Evidence of ancient life is found in a RUBY for the first time: Traces of a micro-organism are discovered inside a ‘unique’ 2.5 billion-year-old gemstone from Greenland
- Scientists analysed a ruby sample taken from Greenland’s North Atlantic Craton
- An analysis of carbon in the sample indicates it is a remnant of early life on Earth
- It marks the first evidence of ancient life in ruby-bearing rocks, the experts claim
Evidence of ancient life has been found in a ruby for the first time, a new study claims.
Researchers in Canada say they’ve discovered carbon residue that was once ancient life, encased in a 2.5 billion-year-old ruby.
During this time in Earth’s history, oxygen was not abundant in the atmosphere, and life existed only as microorganisms and algae films.
The ancient gemstone, described as ‘really unique’, was taken from the North Atlantic Craton portion that covers southern Greenland.
The North Atlantic Craton is an ancient part of Earth’s continental crust that reaches around the top of the northern hemisphere, from Scotland to the Canadian region of Labrador, deep underground.
Scientists at the University of Waterloo have discovered traces of ancient life inside a 2.5 billion-year-old ruby (pictured)
The rock is from the North Atlantic Craton – an ancient part of the Earth’s continental crust, now deep underground, that stretches from the southern tip of Baffin Island to the very north of Scotland
The research was led by Chris Yakymchuk, professor of Earth and Environmental Sciences at University of Waterloo in Ontario, Canada.
Greenland, where the sample was found, contains the oldest known deposits of rubies in the world. This particular sample contained graphite, a mineral made of pure carbon.
‘The graphite inside this ruby is really unique,’ said Yakymchuk. ‘It’s the first time we’ve seen evidence of ancient life in ruby-bearing rocks.
‘The presence of graphite also gives us more clues to determine how rubies formed at this location, something that is impossible to do directly based on a ruby’s colour and chemical composition.’
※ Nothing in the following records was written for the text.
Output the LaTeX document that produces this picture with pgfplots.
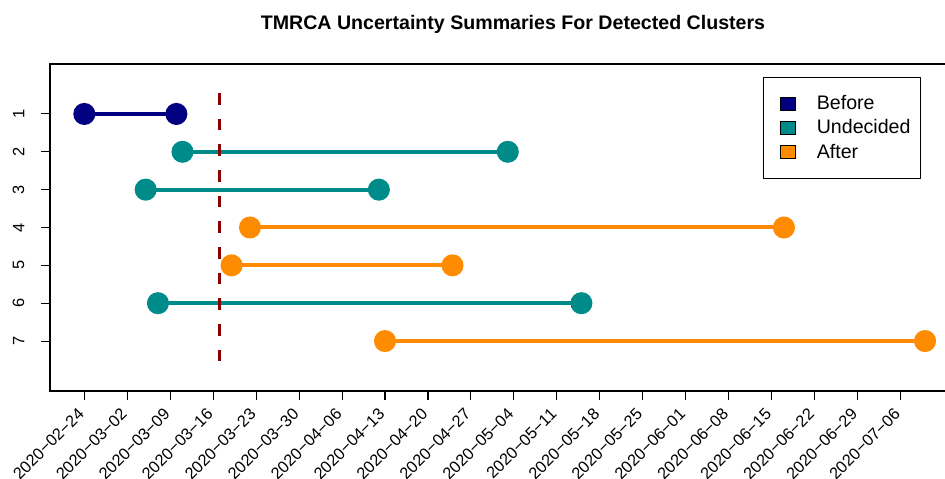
\documentclass[border=0pt]{standalone}
\usepackage{pgfplots}
\pgfplotsset{compat=1.18}
\usepackage{fontspec}
\setmainfont{Liberation Sans}
\definecolor{cBefore}{RGB}{0,0,128}
\definecolor{cUnd}{RGB}{0,139,139}
\definecolor{cAfter}{RGB}{255,140,0}
\definecolor{cDash}{RGB}{139,0,0}
\pgfplotsset{seg/.style={color=#1, line width=3pt, mark=*, mark size=6.75pt, mark options={draw=none, fill=#1}, forget plot}}
\begin{document}
\begin{tikzpicture}
\useasboundingbox (0,0) rectangle (708.75pt,358.5pt);
\node[font=\bfseries\fontsize{14.7}{17}\selectfont, anchor=base] at (384.75pt,336.5pt) {TMRCA Uncertainty Summaries For Detected Clusters};
\begin{axis}[
  at={(37.5pt,65.25pt)}, anchor=south west,
  scale only axis, width=694.5pt, height=245.25pt,
  xmin=-5.59, xmax=145.3, ymin=-0.32, ymax=8.32, y dir=reverse,
  axis line style={line width=0.8pt},
  tick align=outside, major tick length=6.75pt,
  tick style={line width=0.8pt, black},
  xtick pos=bottom, ytick pos=left,
  xtick={0,7,...,133},
  xticklabels={2020−02−24,2020−03−02,2020−03−09,2020−03−16,2020−03−23,2020−03−30,2020−04−06,2020−04−13,2020−04−20,2020−04−27,2020−05−04,2020−05−11,2020−05−18,2020−05−25,2020−06−01,2020−06−08,2020−06−15,2020−06−22,2020−06−29,2020−07−06},
  ytick={1,...,7},
  yticklabel style={rotate=90, anchor=south},
  yticklabel shift=9pt,
  xticklabel style={rotate=45, anchor=east},
  xticklabel shift=6pt,
  ticklabel style={font=\fontsize{12.3}{14}\selectfont},
  /pgf/number format/assume math mode=true,
  legend style={at={(0.770,0.960)}, anchor=north west, draw=black, line width=0.6pt,
    font=\fontsize{14.7}{17}\selectfont, inner xsep=5.5pt, inner ysep=11.5pt,
    row sep=2.1pt, nodes={inner sep=2pt},
    /tikz/every odd column/.append style={column sep=14pt}},
  legend cell align=left,
  legend image code/.code={\path (0pt,0pt); \draw[#1, draw=black, line width=0.5pt] (6.75pt,-4.9pt) rectangle (18pt,4.9pt);},
]
\addlegendimage{fill=cBefore}
\addlegendentry{Before}
\addlegendimage{fill=cUnd}
\addlegendentry{Undecided}
\addlegendimage{fill=cAfter}
\addlegendentry{After}
\addplot[seg=cBefore] coordinates {(0,1) (15,1)};
\addplot[seg=cUnd] coordinates {(16,2) (69,2)};
\addplot[seg=cUnd] coordinates {(10,3) (48,3)};
\addplot[seg=cAfter] coordinates {(27,4) (114,4)};
\addplot[seg=cAfter] coordinates {(24,5) (60,5)};
\addplot[seg=cUnd] coordinates {(12,6) (81,6)};
\addplot[seg=cAfter] coordinates {(49,7) (137,7)};
\addplot[cDash, line width=2.1pt, dash pattern=on 8.6pt off 10.65pt, forget plot] coordinates {(22,0.45) (22,7.53)};
\end{axis}
\end{tikzpicture}
\end{document}
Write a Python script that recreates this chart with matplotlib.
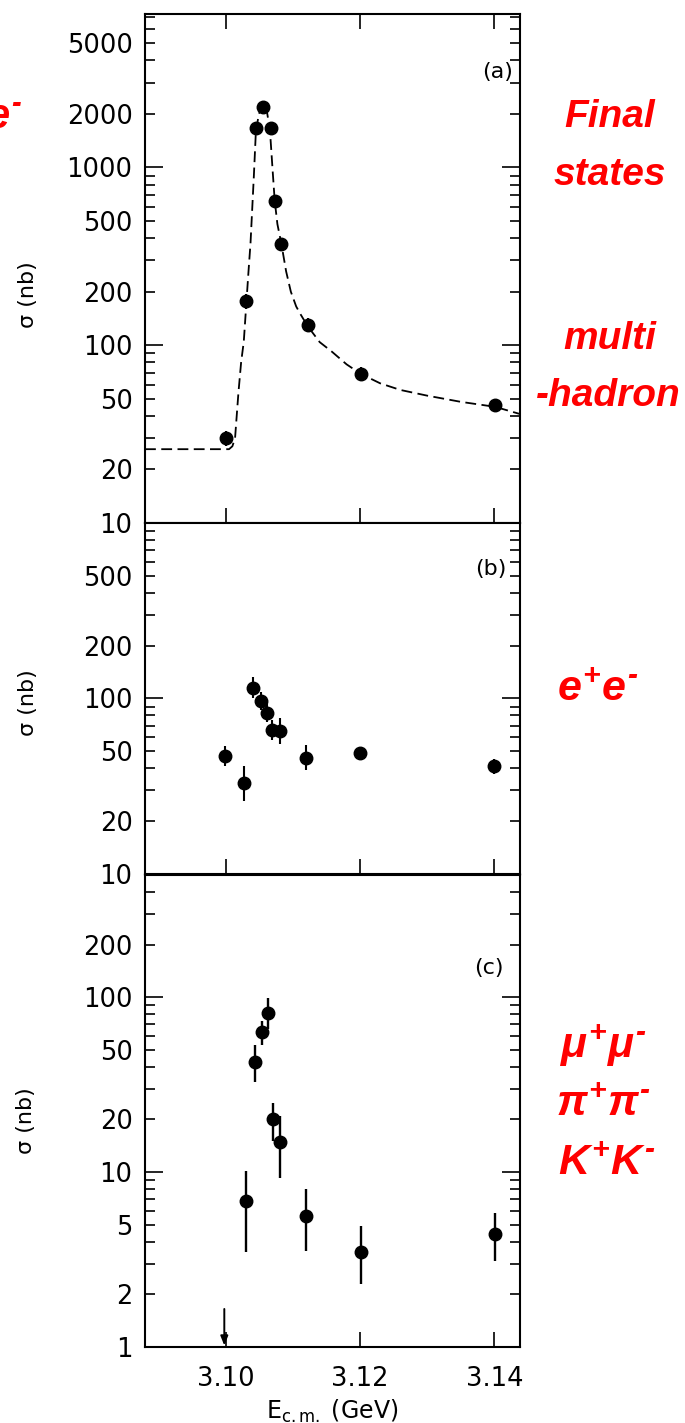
import numpy as np
import matplotlib
matplotlib.use("Agg")
import matplotlib.pyplot as plt
from matplotlib.ticker import LogLocator, FuncFormatter

plt.rcParams['font.family'] = ['DejaVu Sans']
plt.rcParams['mathtext.fontset'] = 'custom'
for key in ('rm', 'it', 'bf', 'sf'):
    plt.rcParams['mathtext.' + key] = 'Liberation Sans:italic:bold'

# (a) multi-hadron final states
a_E = [3.1001, 3.1030, 3.1045, 3.1055, 3.1067, 3.1073, 3.1083, 3.1122, 3.1201, 3.1401]
a_sig = [30, 177, 1660, 2200, 1660, 645, 370, 130, 69, 46]
a_err = [3, 18, 80, 100, 80, 40, 25, 12, 6, 4]

# dashed fit curve
fit_E = [3.0880, 3.1005, 3.1010, 3.1014, 3.1019, 3.1023, 3.1027, 3.1031, 3.1034,
         3.1037, 3.1042, 3.1045, 3.1049, 3.1052, 3.1055, 3.1058, 3.1062, 3.1066,
         3.1070, 3.1073, 3.1077, 3.1083, 3.1090, 3.1097, 3.1105, 3.1112, 3.1122,
         3.1140, 3.1158, 3.1180, 3.1201, 3.1230, 3.1260, 3.1300, 3.1350, 3.1401, 3.1438]
fit_sig = [26, 26, 27, 30, 54, 80, 105, 177, 260,
           375, 900, 1600, 1950, 2150, 2300, 2250, 2000, 1600,
           950, 650, 480, 370, 260, 200, 165, 148, 128,
           104, 92, 78, 69, 61, 56, 52, 48, 45, 41]

# (b) e+e-
b_E = [3.0999, 3.1028, 3.1040, 3.1052, 3.1061, 3.1069, 3.1081, 3.1120, 3.1200, 3.1400]
b_sig = [47, 33, 115, 97, 83, 66, 65, 46, 49, 41]
b_lo = [6, 7, 15, 11, 10, 8, 10, 7, 3, 4]
b_hi = [6.5, 8, 17, 12, 11, 9, 12, 8, 3.5, 4]

# (c) mu+mu-, pi+pi-, K+K-
c_E = [3.1030, 3.1043, 3.1054, 3.1063, 3.1070, 3.1081, 3.1120, 3.1201, 3.1401]
c_sig = [6.8, 42.6, 63, 81, 20, 14.9, 5.6, 3.5, 4.4]
c_lo = [3.3, 10, 10, 15, 5, 5.6, 2.05, 1.2, 1.3]
c_hi = [3.4, 11, 10, 18, 5, 6, 2.4, 1.4, 1.4]
c_limit_E = 3.0998
c_limit = 1.65

x_ticks = [3.10, 3.12, 3.14]
x_labels = ['3.10', '3.12', '3.14']

W, H = 685, 1423


def px(x, y):
    return x / W, 1 - y / H


fig = plt.figure(figsize=(W / 100, H / 100), dpi=100)
ax_a = fig.add_axes([0.2117, 0.6325, 0.5474, 0.3577])
ax_b = fig.add_axes([0.2117, 0.3858, 0.5474, 0.2467])
ax_c = fig.add_axes([0.2117, 0.0534, 0.5474, 0.3317])


def setup(ax, ylim, top_ticks=False):
    ax.set_yscale('log')
    ax.set_ylim(*ylim)
    ax.set_xlim(3.088, 3.1438)
    top = ylim[1]

    def fmt(v, pos):
        lead = v / 10 ** np.floor(np.log10(v) + 1e-9)
        if round(lead) in (1, 2, 5) and v < top * 0.999:
            return '%g' % v
        return ''

    ax.yaxis.set_major_locator(LogLocator(base=10, numticks=12))
    ax.yaxis.set_minor_locator(LogLocator(base=10, subs=np.arange(2, 10), numticks=40))
    ax.yaxis.set_major_formatter(FuncFormatter(fmt))
    ax.yaxis.set_minor_formatter(FuncFormatter(fmt))
    ax.tick_params(axis='y', which='both', direction='in', left=True, right=True,
                   labelsize=18.5, pad=9, width=1.2)
    ax.tick_params(axis='y', which='major', length=13)
    ax.tick_params(axis='y', which='minor', length=7)
    ax.set_xticks(x_ticks)
    ax.set_xticklabels(x_labels)
    ax.tick_params(axis='x', direction='in', length=11, width=1.2, top=top_ticks,
                   labelbottom=False, labelsize=18.5, pad=14)
    for s in ax.spines.values():
        s.set_linewidth(1.5)
    ax.set_ylabel('σ (nb)', fontsize=16)


setup(ax_a, (10, 7300), top_ticks=True)
setup(ax_b, (10, 1000))
setup(ax_c, (1, 500))
ax_c.tick_params(axis='x', labelbottom=True)
ax_c.set_xlabel(r'$\mathregular{E_{c.m.}}$ (GeV)', fontsize=17, labelpad=4)

ax_a.yaxis.set_label_coords(-0.285, 0.448)
ax_b.yaxis.set_label_coords(-0.285, 0.487)
ax_c.yaxis.set_label_coords(-0.29, 0.479)

ax_a.plot(fit_E, fit_sig, color='k', lw=1.3, dashes=(6, 3))
ax_a.errorbar(a_E, a_sig, yerr=a_err, fmt='o', color='k', ms=9, elinewidth=1.5, capsize=0)
ax_b.errorbar(b_E, b_sig, yerr=[b_lo, b_hi], fmt='o', color='k', ms=9, elinewidth=1.5, capsize=0)
ax_c.errorbar(c_E, c_sig, yerr=[c_lo, c_hi], fmt='o', color='k', ms=9, elinewidth=1.7, capsize=0)
ax_c.annotate('', xy=(c_limit_E, 1.02), xytext=(c_limit_E, c_limit),
              arrowprops=dict(arrowstyle='-|>,head_width=0.22,head_length=0.55',
                              color='k', lw=1.4, shrinkA=0, shrinkB=0))

ax_a.text(0.939, 0.886, '(a)', transform=ax_a.transAxes, ha='center', va='center', fontsize=16)
ax_b.text(0.923, 0.869, '(b)', transform=ax_b.transAxes, ha='center', va='center', fontsize=16)
ax_c.text(0.917, 0.803, '(c)', transform=ax_c.transAxes, ha='center', va='center', fontsize=16)

red = '#ff0000'
rk = dict(color=red, ha='center', va='center', fontsize=28,
          family='Liberation Sans', weight='bold', style='italic')
fig.text(*px(610, 117), 'Final', **rk)
fig.text(*px(610, 175), 'states', **rk)
fig.text(*px(610, 339), 'multi', **rk)
fig.text(*px(608, 396), '-hadron', **rk)
rk['fontsize'] = 31
fig.text(*px(598, 690), r'$e^{+}e^{\text{-}}$', **rk)
fig.text(*px(603, 1046), r'$μ^{+}μ^{\text{-}}$', **rk)
fig.text(*px(603, 1105), r'$π^{+}π^{\text{-}}$', **rk)
fig.text(*px(607, 1164), r'$K^{+}K^{\text{-}}$', **rk)
fig.text(*px(22, 117), r'$e^{\text{-}}$', color=red, ha='right', va='center', fontsize=30)

fig.savefig('out.png', dpi=100)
Rubies are part of the corundum family of gemstones. Chromium is the trace element that causes ruby’s red, which ranges from an orangy red to a purplish red.
The strength of ruby’s red depends on how much chromium is present, the Gemological Institute of America explains. The more chromium, the stronger the red colour.
The presence of graphite in this sample allowed the researchers to analyse isotopic composition of the carbon atoms, which measures the relative amounts of different carbon atoms.
More than 98 per cent of all carbon atoms have a mass of 12 atomic mass units, but a few carbon atoms are heavier, with a mass of 13 or 14 atomic mass units.
Image of the sample on a 1mm scale. Rutile is an oxide mineral composed primarily of titanium dioxide
Graphical abstract from the team’s research paper shows the presence of the graphite, a mineral made of pure carbon
‘Living matter preferentially consists of the lighter carbon atoms because they take less energy to incorporate into cells,’ said Yakymchuk.
‘Based on the increased amount of carbon-12 in this graphite, we concluded that the carbon atoms were once ancient life, most likely dead microorganisms such as cyanobacteria.’
Cyanobacteria are photosynthesizing bacteria that may produce cyanotoxins that can cause illness in animals. Also known as ‘blue-green algae’, they form mats on the surface of water.
During this study, Yakymchuk’s team discovered that this graphite not only links the gemstone to ancient life but was also likely necessary for this ruby to exist at all.
The graphite changed the chemistry of the surrounding rocks to create favourable conditions for ruby growth.
Without it, the team’s models showed that it would not have been possible to form rubies in this location.
The study has been published in the journal Ore Geology Reviews.